I am looking into the definition of the linking number. I've considered these two definitions. Consider a link $L$ with components $K_1$ and $K_2$, and respectively their embeddings $\gamma_1$ and $\gamma_2$.
Firstly, $Lk^{(1)}$ defined by counting the positive and negative intersections of a diagram of the link $L$ with +1 and -1 respectively, ultimately dividing this number by 2.
Secondly, one can define the linking number of $L$, by $Lk^{(2)}$, by taking the degree of the map
$\Psi: S^1\times S^1 \to S^2: (s,t)\mapsto \frac{\gamma_1(s) - \gamma_2(t)}{|\gamma_1(s) - \gamma_2(t)|}$
We now know the linking number is symmetric w.r.t the component knots. However $Lk^{(2)}(K_2,K_1) = deg(\mu\circ\Psi)$. with $\mu:S^2\to S^2$ that maps points to their antipodal points. However the degree of $\mu$ is -1, and thus
$Lk^{(2)}(K_2,K_1) = deg(\mu\circ\Psi) = -deg(\Psi) = -Lk^{(2)}(K_1,K_2) $.

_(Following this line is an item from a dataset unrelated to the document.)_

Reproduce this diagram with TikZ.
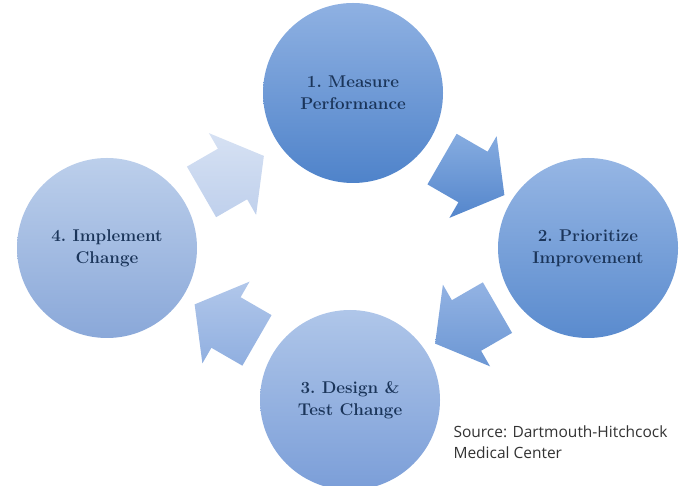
\documentclass[tikz,border=0pt]{standalone}
\usepackage{fontspec}
\newfontfamily\srcfont{Open Sans}
\usepackage{xcolor}
\usetikzlibrary{calc,positioning,shapes.arrows}

\definecolor{navy}{HTML}{1B355A}
\definecolor{srcgray}{HTML}{333333}
% circle shades
\definecolor{s1top}{HTML}{8FB1E2}\definecolor{s1bot}{HTML}{4F83CA}
\definecolor{s2top}{HTML}{96B6E4}\definecolor{s2bot}{HTML}{5A8BCE}
\definecolor{s3top}{HTML}{AFC6E9}\definecolor{s3bot}{HTML}{7B9ED8}
\definecolor{s4top}{HTML}{BCCFEB}\definecolor{s4bot}{HTML}{8AA8D9}
% arrow shades
\definecolor{a1top}{HTML}{86ACE0}\definecolor{a1bot}{HTML}{5486CC}
\definecolor{a2top}{HTML}{93B3E3}\definecolor{a2bot}{HTML}{6C97D4}
\definecolor{a3top}{HTML}{B1C7EA}\definecolor{a3bot}{HTML}{90AFE0}
\definecolor{a4top}{HTML}{D6E1F3}\definecolor{a4bot}{HTML}{BFD0EC}

\tikzset{
  stage/.style 2 args = {circle, minimum size=180pt, inner sep=0pt,
    top color=#1, bottom color=#2, text=navy, align=center,
    font=\fontsize{17}{22}\selectfont\bfseries\frenchspacing},
  flow/.style 2 args = {single arrow, minimum height=72pt,
    inner xsep=0pt, inner ysep=29pt,
    single arrow head extend=18pt, single arrow tip angle=105,
    top color=#1, bottom color=#2},
}

\begin{document}
\begin{tikzpicture}[x=1pt, y=1pt]
  \useasboundingbox (0,0) rectangle (684,486);

  \coordinate (c) at (350,238);

  \node[stage={s1top}{s1bot}] (s1) at ($(c)+(3,155)$) {1. Measure\\Performance};
  \node[stage={s2top}{s2bot}] (s2) at ($(c)+(238,0)$) {2. Prioritize\\Improvement};
  \node[stage={s3top}{s3bot}] (s3) at ($(c)+(0,-152)$) {3. Design \&\\Test Change};
  \node[stage={s4top}{s4bot}] (s4) at ($(c)+(-243,0)$) {4. Implement\\Change};

  % arrows between the stages
  \node[flow={a1top}{a1bot}, rotate=-30] (a1) at ($($(s1)!0.5!(s2)$)+(-7,-1)$) {};
  \node[flow={a2top}{a2bot}, rotate=-150] (a2) at ($($(s2)!0.5!(s3)$)+(7,4)$) {};
  \node[flow={a3top}{a3bot}, rotate=150] (a3) at ($($(s3)!0.5!(s4)$)+(7,-4)$) {};
  \node[flow={a4top}{a4bot}, rotate=30] (a4) at ($($(s4)!0.5!(s1)$)+(-7,-9)$) {};

  \node[anchor=west, align=left, text=srcgray, font=\srcfont\fontsize{15.5}{21}\selectfont]
    (n) at (450,44) {Source: Dartmouth-Hitchcock\\Medical Center};
\end{tikzpicture}
\end{document}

And thus $Lk^{(2)}$ is not symmetric. Where did I go wrong?
I would think that $Lk^{(2)}\ne deg(\mu\circ \Psi)$, since this refers to
$\Psi:S^1\to S^1: (s,t)\mapsto \frac{\gamma_2(t)-\gamma_1(s)}{||\gamma_2(t)-\gamma_1(s)||}$.
However $Lk^{(2)}$ refers to $\Psi:S^1\to S^1: (t,s)\mapsto \frac{\gamma_2(t)-\gamma_1(s)}{||\gamma_2(t)-\gamma_1(s)||}$
Here one sees that also the variables are switched and this adds an extra factor $-1$ to your degree. This should solve your sign problem.
Could someone confirm my idea is correct (comment or otherwise)? Since I am relatively new to these orientations and degrees and may have missed something.